Questo racconto di Marco ci riporta a pensare anche alla risurrezione di Lazzaro descritto da Giovanni: Lazzaro era morto e sepolto addirittura da quattro giorni quando è stato richiamato alla vita da Gesù. Ora questa fanciulla. Con tali segni Gesù vuol manifestare una realtà che altrimenti sarebbe nascosta e che poi sarà stata confermata con la sua stessa resurrezione. In queste vicende Gesù ci fa comprendere che la vita non termina con l'esistenza terrena, ma continua, e ora lo prova: al suo richiamo, la fanciulla si risveglia, così come Lazzaro esce al comando di Gesù. Questa è la prova certa che al di là della morte non c'è il vuoto, il nulla ma la vita.

Anche noi dovremmo incamminarci in strada verso Gesù, gridargli le nostre necessità e aggrapparci a Lui. A Lui non importa quale cattiveria ci obbliga ad andare alla sua ricerca, né quali parole gli diciamo: gli basta la fede che ci spinge anche se non abbiamo nulla da offrirgli, e che ci porta ad aggrapparci a Lui come nostra ultima speranza; gli basta un cuore angosciato e consapevole al quale solo Lui può venire in soccorso. Dobbiamo ritrovare la forza per chiedere la nostra liberazione personale, per ottenere la vittoria sul male e sulla morte.

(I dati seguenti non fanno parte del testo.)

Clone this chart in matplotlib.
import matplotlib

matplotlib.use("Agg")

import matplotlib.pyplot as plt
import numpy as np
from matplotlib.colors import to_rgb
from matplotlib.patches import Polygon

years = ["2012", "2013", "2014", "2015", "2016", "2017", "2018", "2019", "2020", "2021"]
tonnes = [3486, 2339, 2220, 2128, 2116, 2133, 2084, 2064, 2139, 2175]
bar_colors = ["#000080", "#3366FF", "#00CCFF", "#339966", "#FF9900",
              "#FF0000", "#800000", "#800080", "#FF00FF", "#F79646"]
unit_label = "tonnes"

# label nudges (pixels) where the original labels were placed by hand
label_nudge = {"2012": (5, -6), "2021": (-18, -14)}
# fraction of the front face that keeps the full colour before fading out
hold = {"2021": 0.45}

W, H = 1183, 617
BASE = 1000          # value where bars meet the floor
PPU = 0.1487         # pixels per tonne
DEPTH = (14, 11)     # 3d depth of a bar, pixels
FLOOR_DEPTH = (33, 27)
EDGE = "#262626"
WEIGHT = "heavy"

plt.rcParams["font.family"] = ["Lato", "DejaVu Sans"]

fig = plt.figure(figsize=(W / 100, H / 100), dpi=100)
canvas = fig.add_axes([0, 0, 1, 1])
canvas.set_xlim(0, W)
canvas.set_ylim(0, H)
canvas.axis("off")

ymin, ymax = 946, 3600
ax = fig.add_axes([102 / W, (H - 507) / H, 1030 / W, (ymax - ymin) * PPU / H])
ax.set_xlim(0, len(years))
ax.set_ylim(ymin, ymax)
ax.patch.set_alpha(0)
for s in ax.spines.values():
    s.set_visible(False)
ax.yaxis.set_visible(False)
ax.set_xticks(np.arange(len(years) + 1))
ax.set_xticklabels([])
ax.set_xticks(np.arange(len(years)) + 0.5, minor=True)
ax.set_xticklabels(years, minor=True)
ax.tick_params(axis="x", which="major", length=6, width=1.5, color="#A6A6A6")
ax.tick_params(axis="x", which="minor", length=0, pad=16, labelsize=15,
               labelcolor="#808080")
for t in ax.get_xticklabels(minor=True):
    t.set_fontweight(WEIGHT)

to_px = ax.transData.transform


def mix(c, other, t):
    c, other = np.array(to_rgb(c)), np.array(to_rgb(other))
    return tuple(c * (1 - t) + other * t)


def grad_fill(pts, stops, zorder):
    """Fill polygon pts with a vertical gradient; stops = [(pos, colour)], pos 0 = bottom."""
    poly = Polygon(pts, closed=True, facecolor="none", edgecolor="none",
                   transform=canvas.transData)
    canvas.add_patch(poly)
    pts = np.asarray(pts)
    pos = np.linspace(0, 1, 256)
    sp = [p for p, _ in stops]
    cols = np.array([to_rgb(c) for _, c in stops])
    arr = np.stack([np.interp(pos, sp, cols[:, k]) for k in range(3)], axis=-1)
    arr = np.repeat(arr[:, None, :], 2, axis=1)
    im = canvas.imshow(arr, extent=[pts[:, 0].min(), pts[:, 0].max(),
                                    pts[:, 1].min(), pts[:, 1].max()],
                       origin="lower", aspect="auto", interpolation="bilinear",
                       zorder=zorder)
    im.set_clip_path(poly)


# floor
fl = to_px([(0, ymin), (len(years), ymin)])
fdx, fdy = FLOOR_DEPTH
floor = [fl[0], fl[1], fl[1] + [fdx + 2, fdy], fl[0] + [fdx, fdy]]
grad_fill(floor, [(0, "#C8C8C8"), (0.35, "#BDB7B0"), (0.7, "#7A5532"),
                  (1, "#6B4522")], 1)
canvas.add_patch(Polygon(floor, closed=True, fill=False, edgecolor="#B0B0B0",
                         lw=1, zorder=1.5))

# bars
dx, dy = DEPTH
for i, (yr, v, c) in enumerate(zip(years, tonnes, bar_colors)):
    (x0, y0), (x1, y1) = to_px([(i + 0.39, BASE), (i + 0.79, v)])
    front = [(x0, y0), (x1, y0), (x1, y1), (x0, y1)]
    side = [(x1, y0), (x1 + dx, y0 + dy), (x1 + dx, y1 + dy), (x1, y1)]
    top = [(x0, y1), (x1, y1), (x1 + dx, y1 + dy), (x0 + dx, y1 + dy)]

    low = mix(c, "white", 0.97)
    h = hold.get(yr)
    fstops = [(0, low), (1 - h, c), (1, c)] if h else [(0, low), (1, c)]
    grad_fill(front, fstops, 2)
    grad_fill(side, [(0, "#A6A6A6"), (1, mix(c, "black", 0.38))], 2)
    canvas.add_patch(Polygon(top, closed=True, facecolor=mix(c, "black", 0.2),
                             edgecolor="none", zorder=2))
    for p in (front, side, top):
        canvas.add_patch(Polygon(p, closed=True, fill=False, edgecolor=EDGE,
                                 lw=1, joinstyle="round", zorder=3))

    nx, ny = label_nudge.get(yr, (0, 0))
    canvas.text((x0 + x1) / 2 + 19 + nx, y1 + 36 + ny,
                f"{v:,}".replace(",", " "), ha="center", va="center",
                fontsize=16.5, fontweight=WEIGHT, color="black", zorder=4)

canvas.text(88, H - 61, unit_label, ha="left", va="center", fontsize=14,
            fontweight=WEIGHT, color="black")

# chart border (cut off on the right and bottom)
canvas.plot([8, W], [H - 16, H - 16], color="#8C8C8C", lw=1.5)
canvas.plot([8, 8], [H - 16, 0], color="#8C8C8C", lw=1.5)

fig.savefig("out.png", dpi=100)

La fede è andare oltre alla dimensione umana per poter credere a quel Gesù che ha compiuto ogni prodigio, per dimostrare che in lui agisce la potenza di Dio. La risposta della fede va cercata nel silenzio: chiediamo al Signore con umiltà e intimità di darci una fede forte, capace di credere in Lui, nel Suo amore e nella Sua fedeltà, anche quando ci sentiamo sopraffatti dalla sofferenza. Chiediamo una fede incrollabile che ci impedisca di perdere la speranza, anche quando la ragione vorrebbe gettarci nello sconforto urlando la sua disapprovazione.